* Objective: Retype word for word the first line of the listing and each line after it up to the line with "const behavSLPsem = [3.8, 1.1];", with the pictures taken out.
***** Stored data *****
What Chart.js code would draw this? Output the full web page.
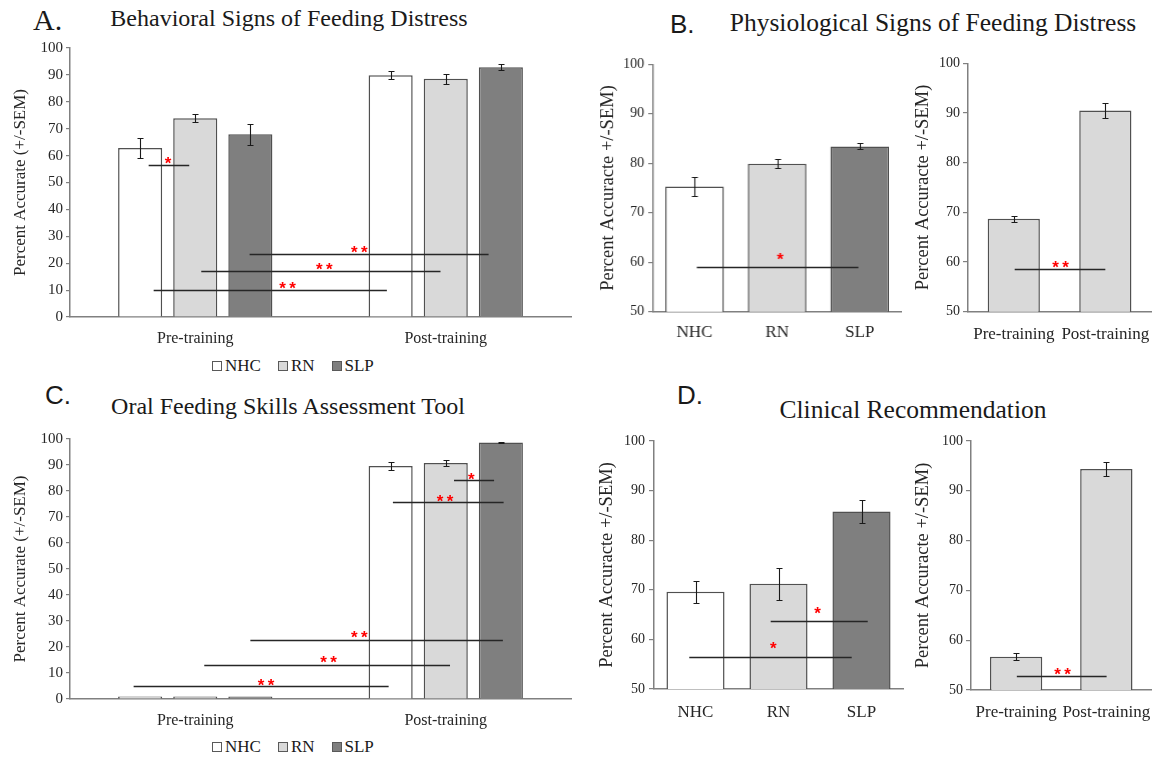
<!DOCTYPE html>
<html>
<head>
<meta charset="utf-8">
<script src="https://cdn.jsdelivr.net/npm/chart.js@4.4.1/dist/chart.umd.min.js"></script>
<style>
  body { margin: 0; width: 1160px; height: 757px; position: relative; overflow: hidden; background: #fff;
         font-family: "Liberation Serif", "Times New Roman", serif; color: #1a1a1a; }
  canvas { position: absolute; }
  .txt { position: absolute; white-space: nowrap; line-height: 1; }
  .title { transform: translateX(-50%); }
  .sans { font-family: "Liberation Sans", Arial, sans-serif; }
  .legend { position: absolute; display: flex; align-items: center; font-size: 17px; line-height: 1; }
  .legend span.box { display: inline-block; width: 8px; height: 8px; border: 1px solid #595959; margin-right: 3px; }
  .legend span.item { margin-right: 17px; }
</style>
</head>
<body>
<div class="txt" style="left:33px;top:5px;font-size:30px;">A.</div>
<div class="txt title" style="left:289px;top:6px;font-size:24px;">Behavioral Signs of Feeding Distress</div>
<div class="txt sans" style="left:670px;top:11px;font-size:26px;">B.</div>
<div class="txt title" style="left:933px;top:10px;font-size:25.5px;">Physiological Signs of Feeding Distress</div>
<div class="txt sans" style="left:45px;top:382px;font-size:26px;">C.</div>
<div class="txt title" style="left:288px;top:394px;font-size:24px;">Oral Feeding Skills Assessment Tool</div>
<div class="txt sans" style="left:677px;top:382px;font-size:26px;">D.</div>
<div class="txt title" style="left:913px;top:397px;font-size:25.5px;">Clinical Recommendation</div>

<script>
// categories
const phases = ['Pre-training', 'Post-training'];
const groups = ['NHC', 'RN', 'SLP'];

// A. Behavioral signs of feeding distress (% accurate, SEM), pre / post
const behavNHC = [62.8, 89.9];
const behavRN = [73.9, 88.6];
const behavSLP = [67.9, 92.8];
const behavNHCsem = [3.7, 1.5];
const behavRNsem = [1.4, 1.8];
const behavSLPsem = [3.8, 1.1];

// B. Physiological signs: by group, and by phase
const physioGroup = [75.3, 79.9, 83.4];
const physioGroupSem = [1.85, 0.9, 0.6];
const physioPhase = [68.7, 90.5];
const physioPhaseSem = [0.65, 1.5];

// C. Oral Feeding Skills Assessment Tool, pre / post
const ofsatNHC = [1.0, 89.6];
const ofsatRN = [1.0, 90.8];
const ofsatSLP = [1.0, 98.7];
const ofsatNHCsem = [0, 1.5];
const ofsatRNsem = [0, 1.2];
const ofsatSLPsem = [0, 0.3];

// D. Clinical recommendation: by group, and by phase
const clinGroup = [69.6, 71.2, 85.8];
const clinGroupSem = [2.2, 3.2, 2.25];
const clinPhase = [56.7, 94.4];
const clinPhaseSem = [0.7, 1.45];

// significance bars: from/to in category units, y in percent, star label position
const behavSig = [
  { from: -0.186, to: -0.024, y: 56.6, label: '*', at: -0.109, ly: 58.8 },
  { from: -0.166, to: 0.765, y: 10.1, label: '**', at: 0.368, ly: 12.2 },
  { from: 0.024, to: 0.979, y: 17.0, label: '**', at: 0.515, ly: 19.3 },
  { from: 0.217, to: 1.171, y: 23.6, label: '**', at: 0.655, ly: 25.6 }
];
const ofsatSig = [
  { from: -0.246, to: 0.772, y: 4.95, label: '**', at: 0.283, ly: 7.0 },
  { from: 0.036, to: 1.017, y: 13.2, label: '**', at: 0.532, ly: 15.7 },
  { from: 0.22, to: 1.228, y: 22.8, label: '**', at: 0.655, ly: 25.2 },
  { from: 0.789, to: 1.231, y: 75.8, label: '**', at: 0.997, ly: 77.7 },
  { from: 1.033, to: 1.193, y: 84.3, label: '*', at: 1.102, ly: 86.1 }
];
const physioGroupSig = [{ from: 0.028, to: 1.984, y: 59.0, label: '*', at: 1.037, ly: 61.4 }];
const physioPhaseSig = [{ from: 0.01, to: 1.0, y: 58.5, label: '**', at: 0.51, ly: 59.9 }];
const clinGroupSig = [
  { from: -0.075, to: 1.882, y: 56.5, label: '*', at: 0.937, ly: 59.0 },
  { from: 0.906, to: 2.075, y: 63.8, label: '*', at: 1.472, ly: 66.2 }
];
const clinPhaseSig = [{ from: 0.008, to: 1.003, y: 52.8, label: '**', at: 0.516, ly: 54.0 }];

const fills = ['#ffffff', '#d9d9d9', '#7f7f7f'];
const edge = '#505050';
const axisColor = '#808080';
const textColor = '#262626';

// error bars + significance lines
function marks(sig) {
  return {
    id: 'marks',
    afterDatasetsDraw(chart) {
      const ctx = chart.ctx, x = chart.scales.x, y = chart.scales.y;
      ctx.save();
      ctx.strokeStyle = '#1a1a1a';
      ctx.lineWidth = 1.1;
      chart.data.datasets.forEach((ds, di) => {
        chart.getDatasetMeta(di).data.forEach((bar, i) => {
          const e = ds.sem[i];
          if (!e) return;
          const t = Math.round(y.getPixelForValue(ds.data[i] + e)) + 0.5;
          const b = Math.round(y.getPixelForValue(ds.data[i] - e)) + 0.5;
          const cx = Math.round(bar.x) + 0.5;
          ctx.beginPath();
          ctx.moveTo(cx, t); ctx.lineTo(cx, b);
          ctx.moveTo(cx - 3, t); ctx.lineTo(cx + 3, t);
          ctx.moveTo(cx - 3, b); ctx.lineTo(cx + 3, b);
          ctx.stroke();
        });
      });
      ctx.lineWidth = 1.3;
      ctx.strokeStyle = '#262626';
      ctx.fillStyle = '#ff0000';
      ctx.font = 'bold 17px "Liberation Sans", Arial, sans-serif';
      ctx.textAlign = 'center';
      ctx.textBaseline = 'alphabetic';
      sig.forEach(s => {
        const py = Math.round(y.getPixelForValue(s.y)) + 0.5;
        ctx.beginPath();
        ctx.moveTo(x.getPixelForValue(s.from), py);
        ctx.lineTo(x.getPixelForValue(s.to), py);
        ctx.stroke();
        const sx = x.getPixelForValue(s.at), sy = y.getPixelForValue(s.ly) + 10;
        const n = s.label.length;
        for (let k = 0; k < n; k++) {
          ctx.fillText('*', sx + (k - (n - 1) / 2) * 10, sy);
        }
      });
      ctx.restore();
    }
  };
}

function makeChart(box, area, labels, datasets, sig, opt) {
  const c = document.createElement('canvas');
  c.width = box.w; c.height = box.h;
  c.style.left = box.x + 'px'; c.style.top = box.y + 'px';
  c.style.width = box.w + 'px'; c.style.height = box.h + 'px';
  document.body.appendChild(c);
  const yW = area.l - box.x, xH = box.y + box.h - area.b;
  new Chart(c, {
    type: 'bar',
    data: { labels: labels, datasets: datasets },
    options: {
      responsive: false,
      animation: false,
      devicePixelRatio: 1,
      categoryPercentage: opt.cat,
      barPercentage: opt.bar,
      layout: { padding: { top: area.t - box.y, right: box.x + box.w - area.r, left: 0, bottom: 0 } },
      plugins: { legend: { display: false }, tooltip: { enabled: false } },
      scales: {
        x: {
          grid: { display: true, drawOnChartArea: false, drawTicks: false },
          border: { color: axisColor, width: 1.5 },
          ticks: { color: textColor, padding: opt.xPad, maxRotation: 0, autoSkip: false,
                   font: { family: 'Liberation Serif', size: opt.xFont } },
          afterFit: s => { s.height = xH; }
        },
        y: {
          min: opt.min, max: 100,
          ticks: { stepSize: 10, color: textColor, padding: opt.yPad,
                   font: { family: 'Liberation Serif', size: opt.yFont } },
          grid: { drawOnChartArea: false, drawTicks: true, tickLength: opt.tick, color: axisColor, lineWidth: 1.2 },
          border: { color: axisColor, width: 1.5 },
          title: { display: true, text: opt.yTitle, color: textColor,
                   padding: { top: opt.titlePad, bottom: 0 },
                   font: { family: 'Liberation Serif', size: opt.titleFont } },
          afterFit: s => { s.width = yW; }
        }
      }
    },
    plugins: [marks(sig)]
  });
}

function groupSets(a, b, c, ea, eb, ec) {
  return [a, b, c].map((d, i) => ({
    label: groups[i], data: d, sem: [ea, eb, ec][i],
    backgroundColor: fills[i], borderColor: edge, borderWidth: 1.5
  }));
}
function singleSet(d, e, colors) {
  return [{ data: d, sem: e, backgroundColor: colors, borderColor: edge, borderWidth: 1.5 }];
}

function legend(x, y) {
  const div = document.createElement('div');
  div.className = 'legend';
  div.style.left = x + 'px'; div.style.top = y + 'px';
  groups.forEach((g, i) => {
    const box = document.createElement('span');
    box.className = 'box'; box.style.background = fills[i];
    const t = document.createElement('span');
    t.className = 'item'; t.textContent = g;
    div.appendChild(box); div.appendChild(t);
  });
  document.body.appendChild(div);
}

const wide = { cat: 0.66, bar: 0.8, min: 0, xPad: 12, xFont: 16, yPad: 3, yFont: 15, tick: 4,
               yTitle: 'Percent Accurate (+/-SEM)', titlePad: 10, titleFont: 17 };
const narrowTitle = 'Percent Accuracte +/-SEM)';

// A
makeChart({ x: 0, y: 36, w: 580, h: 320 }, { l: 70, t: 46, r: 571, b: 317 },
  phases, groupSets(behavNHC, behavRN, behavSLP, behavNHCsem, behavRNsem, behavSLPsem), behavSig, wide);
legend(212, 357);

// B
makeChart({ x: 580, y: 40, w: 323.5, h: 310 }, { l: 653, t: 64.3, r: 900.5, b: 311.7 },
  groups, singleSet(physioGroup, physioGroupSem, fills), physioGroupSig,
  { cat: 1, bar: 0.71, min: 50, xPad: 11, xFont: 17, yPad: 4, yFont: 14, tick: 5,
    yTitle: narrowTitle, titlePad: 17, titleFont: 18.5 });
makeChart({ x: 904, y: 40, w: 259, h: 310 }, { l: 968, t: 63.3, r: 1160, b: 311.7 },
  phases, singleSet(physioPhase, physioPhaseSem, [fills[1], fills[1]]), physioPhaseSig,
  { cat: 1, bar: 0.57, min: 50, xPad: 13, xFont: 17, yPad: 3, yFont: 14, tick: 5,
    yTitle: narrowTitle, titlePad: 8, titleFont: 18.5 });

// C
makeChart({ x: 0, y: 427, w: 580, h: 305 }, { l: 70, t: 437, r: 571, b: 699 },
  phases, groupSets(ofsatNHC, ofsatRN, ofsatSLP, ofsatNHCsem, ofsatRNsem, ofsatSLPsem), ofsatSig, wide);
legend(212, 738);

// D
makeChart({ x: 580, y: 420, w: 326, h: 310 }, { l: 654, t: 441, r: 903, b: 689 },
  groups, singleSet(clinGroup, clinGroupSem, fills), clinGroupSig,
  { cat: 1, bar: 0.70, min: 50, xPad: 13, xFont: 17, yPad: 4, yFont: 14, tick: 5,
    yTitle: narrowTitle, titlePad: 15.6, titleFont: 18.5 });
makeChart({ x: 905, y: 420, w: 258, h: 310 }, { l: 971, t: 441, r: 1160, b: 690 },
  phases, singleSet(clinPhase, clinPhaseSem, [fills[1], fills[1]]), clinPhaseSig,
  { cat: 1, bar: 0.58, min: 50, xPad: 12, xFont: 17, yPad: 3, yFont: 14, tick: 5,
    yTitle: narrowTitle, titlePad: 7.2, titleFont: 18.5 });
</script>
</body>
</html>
*****
* Correct result:
What Chart.js code would draw this? Output the full web page.
<!DOCTYPE html>
<html>
<head>
<meta charset="utf-8">
<script src="https://cdn.jsdelivr.net/npm/chart.js@4.4.1/dist/chart.umd.min.js"></script>
<style>
  body { margin: 0; width: 1160px; height: 757px; position: relative; overflow: hidden; background: #fff;
         font-family: "Liberation Serif", "Times New Roman", serif; color: #1a1a1a; }
  canvas { position: absolute; }
  .txt { position: absolute; white-space: nowrap; line-height: 1; }
  .title { transform: translateX(-50%); }
  .sans { font-family: "Liberation Sans", Arial, sans-serif; }
  .legend { position: absolute; display: flex; align-items: center; font-size: 17px; line-height: 1; }
  .legend span.box { display: inline-block; width: 8px; height: 8px; border: 1px solid #595959; margin-right: 3px; }
  .legend span.item { margin-right: 17px; }
</style>
</head>
<body>
<div class="txt" style="left:33px;top:5px;font-size:30px;">A.</div>
<div class="txt title" style="left:289px;top:6px;font-size:24px;">Behavioral Signs of Feeding Distress</div>
<div class="txt sans" style="left:670px;top:11px;font-size:26px;">B.</div>
<div class="txt title" style="left:933px;top:10px;font-size:25.5px;">Physiological Signs of Feeding Distress</div>
<div class="txt sans" style="left:45px;top:382px;font-size:26px;">C.</div>
<div class="txt title" style="left:288px;top:394px;font-size:24px;">Oral Feeding Skills Assessment Tool</div>
<div class="txt sans" style="left:677px;top:382px;font-size:26px;">D.</div>
<div class="txt title" style="left:913px;top:397px;font-size:25.5px;">Clinical Recommendation</div>

<script>
// categories
const phases = ['Pre-training', 'Post-training'];
const groups = ['NHC', 'RN', 'SLP'];

// A. Behavioral signs of feeding distress (% accurate, SEM), pre / post
const behavNHC = [62.8, 89.9];
const behavRN = [73.9, 88.6];
const behavSLP = [67.9, 92.8];
const behavNHCsem = [3.7, 1.5];
const behavRNsem = [1.4, 1.8];
const behavSLPsem = [3.8, 1.1];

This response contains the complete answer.